И новизна работы, распахивание дикого поля справедливо, кажется, для почти всего, чем занимался Дубин. Речь о его переводах, которые суть - раскрытие, знакомство, привод к отечественным читателям новых имен. Вот, например, далеко не все имена из польской литературы - «большим счастьем для меня всегда была работа над переводами польской словесности ХХ века - писем и эссе несравненного Бруно Шульца, лирики гениального, погибшего в Варшавском восстании юноши, Кшиштофа Бачинского, стихов и прозы нобелевского лауреата Чеслава Милоша». Трудно, наверное, представить сейчас, что Ч. Милоша не было на русском, печатать было нельзя…
И даже в переводах с польского - а Дубин переводил также очень много и изощренно с английского, французского и испанского - можно увидеть, вычитать как минимум три интенции, руководивших переводчиком. Те же поляки привлекали не дальней кровной связью предков, но - тем ворованным воздухом относительной свободы, что был в таком дефиците тогда в Советском Союзе. «Конечно, дело тут не в крови, не в семейных связях, а в том, с чего я начал. Представьте себе глазок, который дыханием и теплом отогревают в мерзлом окне. Вот Польша - что-то вроде такого глазка, куда глядишь в надежде, что вдруг и у нас здесь что-нибудь подобное возможно».

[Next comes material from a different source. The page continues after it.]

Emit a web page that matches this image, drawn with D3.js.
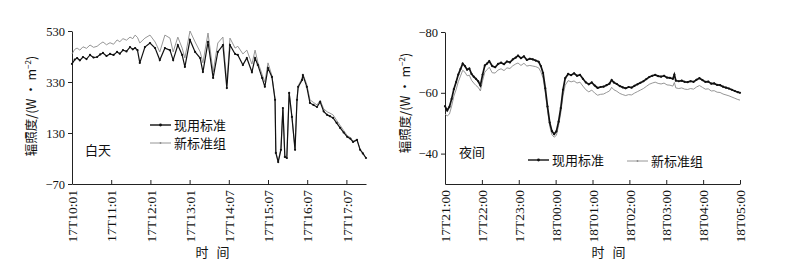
<!DOCTYPE html>
<html>
<head>
<meta charset="utf-8">
<script src="https://cdn.jsdelivr.net/npm/d3@7"></script>
<style>
  body { margin: 0; background: #fff; }
  svg text { fill: #111; }
</style>
</head>
<body>
<div id="chart"></div>
<script>
// ---- data: daytime panel (x in tick intervals from 17T10:01) ----
const dayTicks = ["17T10:01","17T11:01","17T12:01","17T13:01","17T14:07","17T15:07","17T16:07","17T17:07"];
const dayT = [0,0.07,0.13,0.20,0.28,0.37,0.46,0.55,0.64,0.72,0.79,0.88,0.97,1.06,1.15,1.22,1.30,1.39,1.48,1.55,
  1.61,1.67,1.73,1.86,1.99,2.12,2.24,2.37,2.50,2.58,2.70,
  2.81,2.88,3.01,3.14,3.27,3.34,3.47,3.60,3.72,3.85,3.95,4.03,4.16,4.23,4.36,4.46,4.59,4.67,4.74,4.85,
  4.92,5.00,5.10,5.18,5.20,5.26,5.33,5.38,5.43,5.48,5.54,5.61,5.69,5.74,5.77,5.87,5.89,5.99,6.07,6.16,6.25,
  6.33,6.42,6.51,6.58,6.66,6.75,6.84,6.93,7.02,7.10,7.17,7.27,7.35,7.42,7.50];
const dayOld = [401,418,424,415,428,420,436,426,428,438,444,432,440,436,448,441,455,450,467,458,
  463,455,405,467,483,463,416,463,455,416,475,
  436,389,495,448,424,369,487,346,448,475,306,475,440,436,397,424,369,424,397,346,
  311,385,350,260,52,16,64,228,36,32,287,193,64,260,311,338,357,311,248,240,232,
  252,215,201,196,189,170,150,132,115,108,95,103,64,50,32];
const dayNew = [440,458,463,455,468,462,475,466,470,480,487,476,484,478,495,488,500,494,506,500,
  514,505,483,502,514,487,448,514,502,448,506,
  463,424,530,487,448,405,522,369,483,506,325,502,463,470,440,455,400,455,408,360,
  330,405,355,265,55,20,70,230,40,35,290,195,66,265,315,345,362,320,260,250,240,
  258,225,213,208,201,180,160,140,120,112,98,105,66,52,32];
const dayYTicks = [-70,130,330,530];

// ---- data: night panel (x in hours from 17T21:00) ----
const nightTicks = ["17T21:00","17T22:00","17T23:00","18T00:00","18T01:00","18T02:00","18T03:00","18T04:00","18T05:00"];
const nightT = [0,0.06,0.12,0.18,0.24,0.30,0.36,0.42,0.48,0.54,0.60,0.66,0.72,0.78,0.84,0.90,0.96,1.02,1.08,1.14,
  1.20,1.28,1.36,1.44,1.52,1.60,1.68,1.76,1.84,1.92,1.98,2.06,2.14,2.22,2.30,2.38,2.46,2.54,2.60,2.66,
  2.72,2.78,2.84,2.90,2.96,3.02,3.08,3.14,3.20,3.26,3.34,3.42,3.50,3.58,3.66,3.74,3.82,3.90,3.98,4.06,
  4.14,4.22,4.30,4.38,4.46,4.52,4.58,4.66,4.74,4.82,4.90,4.98,5.06,5.14,5.22,5.30,5.38,5.46,5.54,5.62,
  5.70,5.78,5.86,5.94,6.02,6.10,6.18,6.22,6.26,6.34,6.42,6.50,6.58,6.66,6.74,6.82,6.90,6.98,7.06,7.14,
  7.22,7.30,7.38,7.46,7.54,7.62,7.70,7.78,7.86,7.94,8.00];
const nightOld = [-55.6,-54.2,-55.4,-58.0,-61.2,-63.5,-66.0,-67.8,-69.6,-68.8,-67.6,-68.0,-66.2,-65.3,-64.6,-63.8,-62.4,-66.0,-69.0,-69.6,
  -70.4,-68.8,-68.4,-69.5,-69.9,-69.4,-70.3,-70.0,-71.0,-71.6,-72.2,-71.4,-72.0,-70.8,-71.2,-71.0,-70.6,-70.2,-68.8,-66.5,
  -61.5,-55.5,-50.2,-47.4,-46.4,-47.3,-50.5,-55.0,-61.0,-64.8,-66.2,-65.8,-66.4,-65.6,-65.9,-64.6,-63.4,-62.8,-63.4,-62.4,
  -61.6,-61.9,-62.0,-62.5,-63.0,-64.2,-63.4,-62.9,-62.2,-61.8,-61.5,-61.9,-61.7,-62.3,-62.8,-63.3,-63.8,-64.5,-65.2,-65.6,
  -65.9,-65.5,-65.3,-65.6,-65.0,-64.9,-64.6,-66.0,-64.0,-63.8,-64.0,-63.6,-63.5,-63.8,-63.6,-64.3,-64.8,-64.2,-63.6,-63.7,
  -63.0,-63.1,-62.6,-62.5,-62.0,-61.7,-61.4,-61.0,-60.6,-60.2,-60.0];
const nightNew = [-53.0,-52.4,-53.0,-55.6,-58.9,-61.0,-63.6,-65.5,-67.4,-66.8,-65.6,-65.8,-64.1,-63.2,-62.4,-61.8,-60.6,-64.0,-66.8,-67.6,
  -68.4,-66.6,-66.5,-67.5,-67.9,-67.3,-68.2,-68.0,-68.9,-69.5,-69.8,-69.0,-69.7,-68.8,-69.0,-68.8,-68.6,-68.2,-66.9,-64.8,
  -60.0,-54.2,-49.0,-46.2,-45.4,-46.0,-49.2,-53.4,-59.0,-62.5,-64.0,-63.6,-63.9,-63.2,-63.5,-62.2,-61.0,-60.3,-60.9,-59.9,
  -59.2,-59.5,-59.6,-60.1,-60.6,-61.8,-61.0,-60.5,-59.8,-59.4,-59.1,-59.4,-59.3,-59.9,-60.4,-60.9,-61.4,-62.1,-62.8,-63.2,
  -63.5,-63.1,-62.9,-63.2,-62.6,-62.5,-62.2,-63.4,-61.6,-61.4,-61.6,-61.2,-61.1,-61.4,-61.2,-61.9,-62.4,-61.8,-61.2,-61.3,
  -60.6,-60.7,-60.2,-60.1,-59.6,-59.3,-59.0,-58.6,-58.2,-57.8,-57.6];
const nightYTicks = [-80,-60,-40];

const seriesNames = ["现用标准", "新标准组"];

const W = 796, H = 267;
const serif = "'Liberation Serif','DejaVu Serif',serif";
const cjk = "'Noto Sans CJK SC','Noto Sans',sans-serif";

const svg = d3.select("#chart").append("svg")
  .attr("width", W)
  .attr("height", H);
svg.append("rect").attr("width", W).attr("height", H).attr("fill", "#fff");

const fmt = d => d < 0 ? "\u2212" + Math.abs(d) : String(d);

function panel(o) {
  const g = svg.append("g");
  const x = d3.scaleLinear().domain(o.xDomain).range([o.left, o.right]);
  const y = d3.scaleLinear().domain(o.yDomain).range([o.bottom, o.top]);

  // y axis, ticks outside
  const ya = g.append("g")
    .attr("transform", `translate(${o.left},0)`)
    .call(d3.axisLeft(y).tickValues(o.yTicks).tickSize(4).tickSizeOuter(0).tickPadding(3).tickFormat(fmt));
  ya.selectAll("text").attr("font-family", serif).attr("font-size", 12.5).attr("fill", "#111");

  // x axis, ticks pointing inward, rotated labels
  const xa = g.append("g")
    .attr("transform", `translate(0,${o.bottom})`)
    .call(d3.axisBottom(x).tickValues(d3.range(o.xLabels.length)).tickSizeInner(-4).tickSizeOuter(0)
      .tickFormat((d, i) => o.xLabels[i]));
  xa.selectAll("text")
    .attr("font-family", serif).attr("font-size", 13.5).attr("fill", "#111")
    .attr("transform", "rotate(-90)")
    .attr("text-anchor", "end")
    .attr("x", -6).attr("y", 0).attr("dy", "0.35em");
  g.selectAll(".domain, .tick line").attr("stroke", "#222").attr("stroke-width", 1);

  const line = arr => d3.line()
    .x((d, i) => x(o.t[i]))
    .y(d => y(d))(arr);

  g.append("path").attr("d", line(o.neu))
    .attr("fill", "none").attr("stroke", "#8a8a8a").attr("stroke-width", 0.9);
  g.append("path").attr("d", line(o.old))
    .attr("fill", "none").attr("stroke", "#111").attr("stroke-width", o.blackW);
  g.selectAll("circle.pt").data(o.old).enter().append("circle")
    .attr("class", "pt")
    .attr("cx", (d, i) => x(o.t[i])).attr("cy", d => y(d))
    .attr("r", 1.1).attr("fill", "#111");

  // axis titles: 时 间 written as two spaced glyphs
  ["时", "间"].forEach((ch, k) => {
    g.append("text")
      .attr("x", o.xTitle[0] + k * 21).attr("y", o.xTitle[1])
      .attr("text-anchor", "middle")
      .attr("font-family", cjk).attr("font-size", 13)
      .text(ch);
  });
  const yt = g.append("text")
    .attr("transform", `translate(${o.yTitle[0]},${o.yTitle[1]}) rotate(-90)`)
    .attr("text-anchor", "middle")
    .attr("font-family", cjk).attr("font-size", 12.5);
  yt.append("tspan").text("辐照度/(W · m");
  yt.append("tspan").attr("font-size", 8).attr("dy", -5).text("\u22122");
  yt.append("tspan").attr("dy", 5).text(")");

  // panel label
  g.append("text")
    .attr("x", o.tag[0]).attr("y", o.tag[1])
    .attr("font-family", cjk).attr("font-size", 13)
    .text(o.tagText);

  // legend
  o.legend.forEach((p, k) => {
    g.append("line")
      .attr("x1", p[0]).attr("x2", p[0] + 21).attr("y1", p[1]).attr("y2", p[1])
      .attr("stroke", k === 0 ? "#111" : "#8a8a8a")
      .attr("stroke-width", k === 0 ? 1.4 : 0.9);
    g.append("circle").attr("cx", p[0] + 10.5).attr("cy", p[1]).attr("r", k === 0 ? 1.4 : 0.9)
      .attr("fill", k === 0 ? "#111" : "#8a8a8a");
    g.append("text")
      .attr("x", p[0] + 24).attr("y", p[1] + 5)
      .attr("font-family", cjk).attr("font-size", 13)
      .text(seriesNames[k]);
  });
}

panel({
  left: 72, right: 366, top: 31, bottom: 184,
  xDomain: [0, 7.5], yDomain: [-70, 530],
  xLabels: dayTicks, yTicks: dayYTicks,
  t: dayT, old: dayOld, neu: dayNew, blackW: 1.2,
  xTitle: [202, 257], yTitle: [36, 106],
  tag: [85, 155], tagText: "白天",
  legend: [[150, 125], [150, 143]]
});

panel({
  left: 445, right: 740, top: 32, bottom: 184,
  xDomain: [0, 8], yDomain: [-30, -80],
  xLabels: nightTicks, yTicks: nightYTicks,
  t: nightT, old: nightOld, neu: nightNew, blackW: 1.7,
  xTitle: [598, 257], yTitle: [410, 103],
  tag: [459, 157], tagText: "夜间",
  legend: [[528, 160], [627, 161]]
});
</script>
</body>
</html>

Более глобальный мотив, заставлявший переводить того же румынского беглеца в Париже Эмиля Чорана, или вечно ищущую, не приемлющую Симону Вейль, или скитавшуюся из Нью-Йорка в Мехико, из Женевы в Гавану Марию Самбрано - это стремление познакомить(ся), привить к старому древу русской литературы дичок новых, смежных, периферийных жанров. «В 1990-е годы я все больше перевожу прозу, но не повествовательную, а эссеистическую и афористическую - дневники, записные книжки, «стихотворения в прозе» и тому подобные «промежуточные» формы. Мне важно, что такая проза - не отражательная и не повествовательная. А значит, ее авторы и их переводчик не скованы соответствующими условностями, привычками, стереотипами». Стремление к свободе, как и в случае Польши, к свободе в литературе.
Или даже более узкий мотив, где сплелось опять же все - от саморефлексии переводчика до социологии литературы. У Надаша присутствует тема смерти, а в СССР, как и секса, смерти, как известно, не было. «Тут еще вот что важно: в какой контекст книга попадет в нашей стране. На протяжении нескольких десятилетий советская литература, та литература, которая была принята, которую в школах проходили, которую в библиотеках рекомендовали, за которую премии давали, она существовала в отсутствие смерти. Я не помню, фильм это был или песня под названием «Смерти нет, ребята!», но это было как бы написано на вратах входа в советский рай: «Смерти нет, ребята!» И каждый раз, когда то ли в андеграунде, то ли на грани допустимого и недопустимого в так называемой печатающейся литературе возникало противодействие советскому, оно очень часто возникало именно на теме смерти».
И самый масштабный переводческий мотив Бориса Дубина - хотя все тот же, на самом деле, только в географическом его изводе - это интерес к литературам «малым», «региональным», «периферийным».
Не только непереведенным, неизученным и неизвестным (понятное стремление переводчика!), но и - ускользнувшим, хочется надеяться, от больших исторических нарративов, сохранившим, возможно, что-то только свое, своеобычное. Интерес - к литературам и авторам странным, непохожим, аутсайдерским. Не тронутым, как сказали бы мы сейчас, глобализационной уравниловкой.
Историческое мировоззрение Бориса Дубина вообще - повод для серьезного аналитического труда. Да, осуждает связанность существования в советское время, но - он тоньше обычной в наши дни безоглядной тотальной критики. Констатирует чутко, что ощущение полной вписанности во время было, невольная игра слов, очень кратковременно: «последнее, что помню, конечно, связано с перестройкой: тогда казалось, что все, раздвоение ушло навсегда, мы живем там и тогда, где и когда живем, по нам идет время, мы и есть часы» - у многих энтузиазм продлился гораздо дольше… Или о модерне: «Модерн - то, чего не хватало. Ну, такой высокий модерн: условно говоря, от Бодлера и до Второй мировой войны. Может быть, с небольшим протяжением на Целана». Не хватало и не хватает. Потому как - что греха таить - не только очень много авторов и книг этого самого высокого модерна не перевели, не прочли, но и - стоило ли, право, бороться во время той самой перестройки и постперестройки с советским соцреализмом в литературе, если сейчас даже молодые авторы по собственной воле охотно пишут в том же ключе, а модная Монеточка с улыбочкой сокрушается в песне, что «мне так часто снятся годы / Когда строили заводы / Шум, прогресс - / Наворачивают слезы».
Для слез, право, есть и другие поводы.